A little explanation of the terms, mortal and venial sin splits sin into two categories with useful applications for each. It's not just "big" sin and "little" sin, but an excellent key for distinguishing what you personally are responsible for. A mortal sin is something that you choose to do that is wrong, with three conditions, free will, sufficient reflection, and deliberate consent. It's wrong and you know it's wrong while you're doing it, you know exactly what you're doing.
Venial sin is anything wrong that we do that has a defect in one of the three conditions, and is more in the nature of a mistake than deliberately choosing wrong. In other words, a venial sin is like aiming at a target and missing. Mortal sin is aiming directly at the ground and knowing that you are doing it.
Mortal sin is far more serious, because you have have far more control, and therefore responsibility. This is a freeing concept however because it helps make clear what you already know on some level, a lot of the mistakes and stupid stuff we do doesn't justify the level of fear or guilt that we associate with it, we are not fully, only partially, responsible. So, every time you make a mistake, as long as you didn't deliberately choose something you knew was wrong, there's no reason to view the mistake as a terrible set back.

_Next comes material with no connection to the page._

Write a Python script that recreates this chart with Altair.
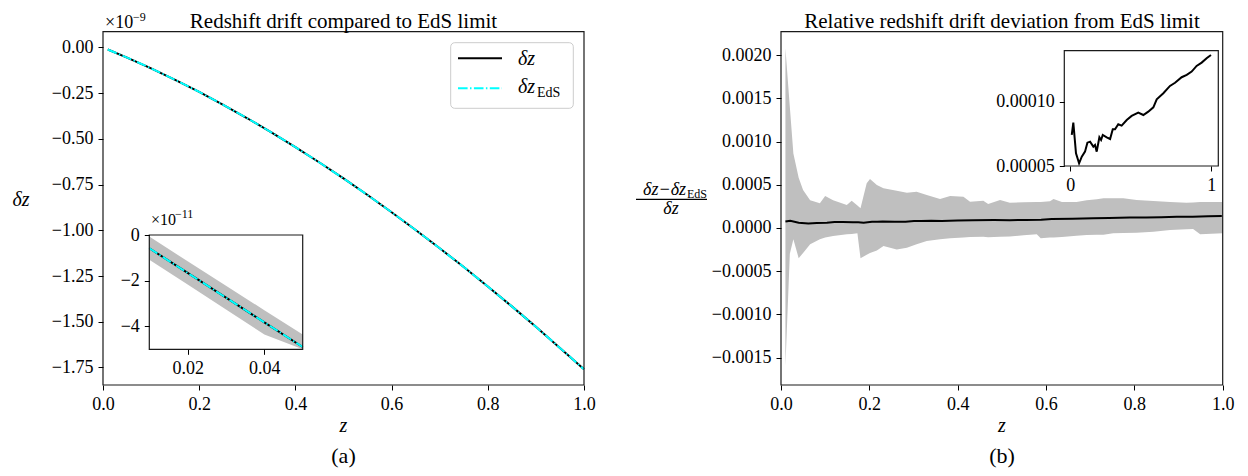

In many ways being a better man is bound up more in not screwing yourself up than in "doing" certain things (although that is necessary). If it's not intentional, there's no real reason to be afraid of screwing up. When dealing with ourselves and the opposite sex it's normal to have little flashes of cowardice or neediness or any number of harmful things. As long as you're not deliberately and consciously indulging them, it's just part of the growth process.
If you avoid the deliberate decision to be cowardly or needy (more commonly this takes the form of focusing on these ideas), your true, and best self, can start to come out. You see, "sin" is, among other things, anything you do that is harmful to you and your relationship to God. Cowardice is certainly harmful, and is, as CS Lewis says, the only sin that is entirely painful, painful to contemplate, painful to experience, and painful to remember.
Bravery is, in some ways, your natural state. I think you'll also find that when you stop deliberately choosing something that you know, at least confusedly, shows cowardice, the "little flashes" will have less frequency and intensity. You still can't control them, but you can influence them.